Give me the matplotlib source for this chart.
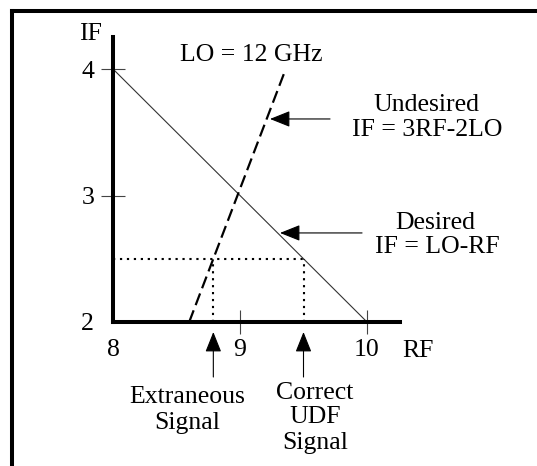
import matplotlib
matplotlib.use("Agg")
import matplotlib.pyplot as plt
from matplotlib.lines import Line2D

plt.rcParams['font.family'] = ['Liberation Serif', 'DejaVu Serif']
plt.rcParams['lines.scale_dashes'] = False

# ---- data ----
desired_rf = [8.0, 10.0]
desired_if = [4.0, 2.0]
undesired_rf = [8.6, 9.354]
undesired_if = [2.0, 3.984]
if_level = 2.5
extraneous_rf = 8.79
correct_rf = 9.5
x_ticks = [8, 9, 10]
x_tick_labels = ["8", "9", "10"]
y_ticks = [2, 3, 4]
y_tick_labels = ["2", "3", "4"]

W, H = 537, 466
fig = plt.figure(figsize=(W / 100, H / 100), dpi=100)

# axes placement (pixels): x=8 -> 113, 127 px/unit ; y=2 -> 322 from top, 126.5 px/unit
xmin, xmax = 8.0, 10.26
ymin, ymax = 2.0, 4.253
left_px, bottom_px = 113, 322
pxu_x, pxu_y = 127.0, 126.5
ax = fig.add_axes([left_px / W, (H - bottom_px) / H,
                   (xmax - xmin) * pxu_x / W, (ymax - ymin) * pxu_y / H])
ax.set_xlim(xmin, xmax)
ax.set_ylim(ymin, ymax)
ax.patch.set_visible(False)
for s in ['top', 'right']:
    ax.spines[s].set_visible(False)
for s in ['left', 'bottom']:
    ax.spines[s].set_linewidth(2.9)
    ax.spines[s].set_capstyle('projecting')

FS = 18.5
ax.set_xticks(x_ticks, x_tick_labels, fontsize=FS)
ax.set_yticks(y_ticks, y_tick_labels, fontsize=FS)
ax.tick_params(axis='both', direction='inout', length=17, width=0.8, color='#444444')
ax.tick_params(axis='x', pad=4)
ax.tick_params(axis='y', pad=5)
ax.xaxis.get_major_ticks()[0].tick1line.set_visible(False)
ax.yaxis.get_major_ticks()[0].tick1line.set_visible(False)

# lines
ax.plot(desired_rf, desired_if, color='#333333', lw=0.8, solid_capstyle='butt')
ax.plot(undesired_rf, undesired_if, color='black', lw=1.6, dashes=(9, 4))
dot = dict(color='black', lw=1.5, dashes=(1.6, 3.4))
ax.plot([xmin, correct_rf], [if_level, if_level], **dot)
ax.plot([extraneous_rf, extraneous_rf], [ymin, if_level], **dot)
ax.plot([correct_rf, correct_rf], [ymin, if_level], **dot)

# texts
ax.text(7.819, 4.293, "IF", fontsize=FS, ha='center', va='center_baseline', clip_on=False)
ax.text(10.40, 1.794, "RF", fontsize=FS, ha='center', va='center_baseline', clip_on=False)
ax.text(9.087, 4.134, "LO = 12 GHz", fontsize=FS, ha='center', va='center_baseline', clip_on=False)
ax.text(10.47, 3.739, "Undesired", fontsize=FS, ha='center', va='center_baseline', clip_on=False)
ax.text(10.47, 3.534, "IF = 3RF-2LO", fontsize=FS, ha='center', va='center_baseline', clip_on=False)
ax.text(10.535, 2.806, "Desired", fontsize=FS, ha='center', va='center_baseline', clip_on=False)
ax.text(10.55, 2.609, "IF = LO-RF", fontsize=FS, ha='center', va='center_baseline', clip_on=False)
ax.text(8.583, 1.423, "Extraneous", fontsize=FS, ha='center', va='center_baseline', clip_on=False)
ax.text(8.583, 1.225, "Signal", fontsize=FS, ha='center', va='center_baseline', clip_on=False)
ax.text(9.591, 1.462, "Correct", fontsize=FS, ha='center', va='center_baseline', clip_on=False)
ax.text(9.591, 1.265, "UDF", fontsize=FS, ha='center', va='center_baseline', clip_on=False)
ax.text(9.591, 1.067, "Signal", fontsize=FS, ha='center', va='center_baseline', clip_on=False)

ap = dict(arrowstyle='-|>,head_length=1.25,head_width=0.5', color='black', lw=0.8,
          shrinkA=0, shrinkB=0, mutation_scale=10)
ax.annotate("", xy=(9.236, 3.605), xytext=(9.709, 3.605), arrowprops=ap, annotation_clip=False)
ax.annotate("", xy=(9.315, 2.704), xytext=(9.961, 2.704), arrowprops=ap, annotation_clip=False)
ax.annotate("", xy=(extraneous_rf, 1.921), xytext=(extraneous_rf, 1.565), arrowprops=ap, annotation_clip=False)
ax.annotate("", xy=(correct_rf, 1.921), xytext=(correct_rf, 1.565), arrowprops=ap, annotation_clip=False)

# outer frame (top and left only)
fig.add_artist(Line2D([12 / W, 1.0], [1 - 11 / H, 1 - 11 / H], transform=fig.transFigure,
                      color='black', lw=2.9, solid_capstyle='projecting'))
fig.add_artist(Line2D([12 / W, 12 / W], [0, 1 - 11 / H], transform=fig.transFigure,
                      color='black', lw=2.9, solid_capstyle='projecting'))

fig.savefig("out.png", dpi=100)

-*-

> **Task to complete**:
Write out, word for word, the lines from the start of the data through the one holding "fig = plt.figure(figsize=(W". Omit pictures.

> **Worked answer**:
Give me the matplotlib source for this chart.
import matplotlib
matplotlib.use("Agg")
import matplotlib.pyplot as plt
from matplotlib.lines import Line2D

plt.rcParams['font.family'] = ['Liberation Serif', 'DejaVu Serif']
plt.rcParams['lines.scale_dashes'] = False

# ---- data ----
desired_rf = [8.0, 10.0]
desired_if = [4.0, 2.0]
undesired_rf = [8.6, 9.354]
undesired_if = [2.0, 3.984]
if_level = 2.5
extraneous_rf = 8.79
correct_rf = 9.5
x_ticks = [8, 9, 10]
x_tick_labels = ["8", "9", "10"]
y_ticks = [2, 3, 4]
y_tick_labels = ["2", "3", "4"]

W, H = 537, 466
fig = plt.figure(figsize=(W / 100, H / 100), dpi=100)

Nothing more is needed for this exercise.